The Eternal Society Paradox



There are also various paradoxes one can make with an infinite past, an example of which is the Eternal Society Paradox. Roughly (in the paper the Eternal Society Paradox was published), an Eternal Society is a society that has existed for a beginningless, infinite duration of time and has the abilities of ordinary human beings in each year of its existence; e.g. in each year people in the society can flip coins, write books, sing songs, and pass on information possessed in the current year to the next year. Because of the society’s extremely modest abilities, it seems like an Eternal Society would be possible if an infinite past were possible (note that by “possible” in this article I’ll be referring to metaphysical possibility, as opposed to e.g. physical possibility).

Now imagine the Eternal Society has the following Annual Coin Flipping Tradition: each year they flip a coin and if it comes up heads, they all get together to do a particular chant but only if they have never done the chant before. If the coin does not come up heads they do not do the chant for that year.

The coin flips are probabilistically independent events, so any particular infinite permutation of coin flips is equally unlikely but also equally possible. Consider scenario S1 in which the coin came up heads for the first time last year. The Eternal Society gets together to do the chant for the first time. This seems like it would be possible if an infinite past were possible (an eternal society with the ability of ordinary humans, by which I mean the society has the ability of ordinary humans in each year of its existence, could surely do something like this), but this scenario is provably not possible.

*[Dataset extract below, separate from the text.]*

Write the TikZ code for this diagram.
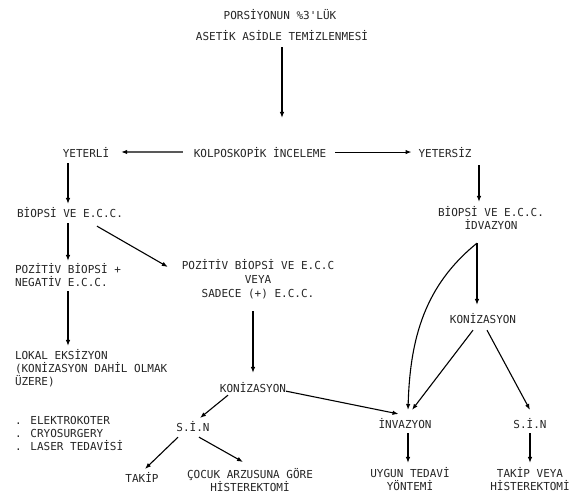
\documentclass[tikz,border=0pt]{standalone}
\usepackage{fontspec}
\newfontfamily\tw{DejaVu Sans Mono}
\usetikzlibrary{arrows.meta,calc}
\begin{document}
\begin{tikzpicture}[x=1pt,y=-1pt,
  txt/.style={font=\tw\fontsize{11}{13}\selectfont, text=black!85, inner sep=0pt, outer sep=0pt, anchor=base},
  mtxt/.style={txt, align=center},
  ltxt/.style={txt, align=left, anchor=base west},
  arr/.style={-{Latex[length=6pt,width=4.5pt]}, line width=1.1pt}]
\useasboundingbox[fill=white] (0,0) rectangle (577,493);
% nodes (multi-line nodes: base = baseline of last line)
\node[txt] (title1) at (280,19) {PORSİYONUN \%3'LÜK};
\node[txt] (title2) at (282,40) {ASETİK ASİDLE TEMİZLENMESİ};
\node[txt] (kolp) at (260,157) {KOLPOSKOPİK İNCELEME};
\node[txt] (yeterli) at (86,157) {YETERLİ};
\node[txt] (yetersiz) at (445,157) {YETERSİZ};
\node[txt] (biopL) at (70,217) {BİOPSİ VE E.C.C.};
\node[mtxt] (biopR) at (491,229) {BİOPSİ VE E.C.C.\\İDVAZYON};
\node[ltxt] (pozneg) at (15,286) {POZİTİV BİOPSİ +\\NEGATİV E.C.C.};
\node[mtxt, font=\tw\fontsize{11}{14}\selectfont] (pozveya) at (258,297) {POZİTİV BİOPSİ VE E.C.C\\VEYA\\SADECE (+) E.C.C.};
\node[ltxt] (lokal) at (15,385) {LOKAL EKSİZYON\\(KONİZASYON DAHİL OLMAK\\ÜZERE)};
\node[ltxt] (bullets) at (15,450) {. ELEKTROKOTER\\. CRYOSURGERY\\. LASER TEDAVİSİ};
\node[txt] (konizM) at (253,392) {KONİZASYON};
\node[txt] (konizR) at (483,323) {KONİZASYON};
\node[txt] (invaz) at (405,428) {İNVAZYON};
\node[txt] (sinL) at (193,431) {S.İ.N};
\node[txt] (sinR) at (530,428) {S.İ.N};
\node[txt] (takip) at (142,482) {TAKİP};
\node[mtxt] (cocuk) at (250,491) {ÇOCUK ARZUSUNA GÖRE\\HİSTEREKTOMİ};
\node[mtxt] (uygun) at (410,490) {UYGUN TEDAVİ\\YÖNTEMİ};
\node[mtxt] (takipveya) at (530,490) {TAKİP VEYA\\HİSTEREKTOMİ};
% connectors
\draw[arr, shorten <=7pt, shorten >=29pt] (title2.south) -- (title2.south |- kolp.north);
\draw[arr, shorten <=11pt, shorten >=12pt] (kolp.west) -- (yeterli.east);
\draw[arr, shorten <=9pt, shorten >=7pt] (kolp.east) -- (yetersiz.west);
\coordinate (lx) at ($(biopL.south)+(-2,0)$);
\coordinate (rx) at ($(biopR.north)+(-12,0)$);
\draw[arr, shorten <=6pt, shorten >=3pt] (lx |- yeterli.south) -- (lx |- biopL.north);
\draw[arr, shorten <=8pt, shorten >=4pt] (rx |- yetersiz.south) -- (rx);
\draw[arr, shorten <=6pt, shorten >=2pt] (lx |- biopL.south) -- (lx |- pozneg.north);
\draw[arr] ($(biopL.south east)+(-26,9)$) -- ($(pozveya.north west)+(-14,8)$);
\draw[arr, shorten <=5pt, shorten >=3pt] (lx |- pozneg.south) -- (lx |- lokal.north);
\draw[arr, shorten <=13pt, shorten >=9pt] (konizM.north |- pozveya.south) -- (konizM.north);
\draw[arr] ($(konizM.south)+(-25,3)$) -- ($(sinL.north)+(7,-3)$);
\draw[arr] ($(konizM.south east)+(0,-1)$) -- ($(invaz.north west)+(20,-4)$);
\draw[arr] ($(sinL.south)+(-15,6)$) -- ($(takip.north)+(3,-3)$);
\draw[arr] ($(sinL.south)+(6,6)$) -- ($(cocuk.north)+(-7,-6)$);
\draw[arr, shorten <=5pt, shorten >=4pt] ($(invaz.south)+(3,0)$) -- ($(invaz.south |- uygun.north)+(3,0)$);
\draw[arr, shorten <=5pt, shorten >=4pt] (sinR.south) -- (sinR.south |- takipveya.north);
\coordinate (rb) at ($(biopR.south)+(-14,14)$);
\draw[arr] (rb) -- ($(konizR.north)+(-6,-8)$);
\draw[arr] (rb) .. controls ($(rb)+(-52,42)$) and ($(invaz.north)+(5,-80)$) .. ($(invaz.north)+(3,-8)$);
\draw[arr] ($(konizR.south)+(-10,7)$) -- ($(invaz.north)+(7,-8)$);
\draw[arr] ($(konizR.south)+(4,7)$) -- ($(sinR.north)+(0,-8)$);
\end{tikzpicture}
\end{document}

Again, the coin flips are probabilistically independent events, so if scenario S1 were possible, then another scenario, that we can call scenario S2, would be possible: the coin came up heads each year of the infinite past. If the coin came up heads each year, did the Eternal Society ever do the chant? They would have had to have done the chant some year, because they would have done the chant last year if they hadn’t done it yet (since the coin came up heads last year). And yet any year you point to, there is a prior year in which they would have done the chant if they had not done the chant before. So they had to have done the chant (since the coin came up heads last year), yet they could not have done the chant (there is no year they could have done it), and so this scenario creates a logical contradiction.

Although scenario S1 is not directly self-contradictory, scenario S1 is impossible because it implies the possibility of a logical contradiction. The Eternal Society argument against an infinite past goes like this:
  1. If an infinite past were possible, an Eternal Society would be possible.
  2. If an Eternal Society were possible, then scenario S1 would be possible.
  3. If S1 would be possible, then S2 would be possible.
  4. S2 is not possible.
  5. Therefore, an infinite past is not possible.
One could deny premise (4) particularly since that seems to be the most vulnerable premise, but as the Eternal Society Paradox paper says, “Surely there is something metaphysically suspicious about an infinite past if an eternal society with the abilities of ordinary humans can actualize a logical contradiction.” The idea that an infinite past is possible but an Eternal Society is not possible strikes me as overly ad hoc due to the Eternal Society’s extremely modest abilities (the abilities of ordinary humans in each year of its existence).

Conclusion



While there is also scientific evidence favoring a finite past, philosophical arguments seem to provide a strong case for temporal finitism (the view that the past is finite). For a beginningless, infinite past to exist an actual infinite amount of time would need to be traversed, which is impossible, and thus we never would have arrived at the present moment. Moreover, the Eternal Society Paradox shows that an eternal society with the abilities of ordinary humans would have been able to create a logical contradiction, which strongly suggests that an infinite past is metaphysically impossible.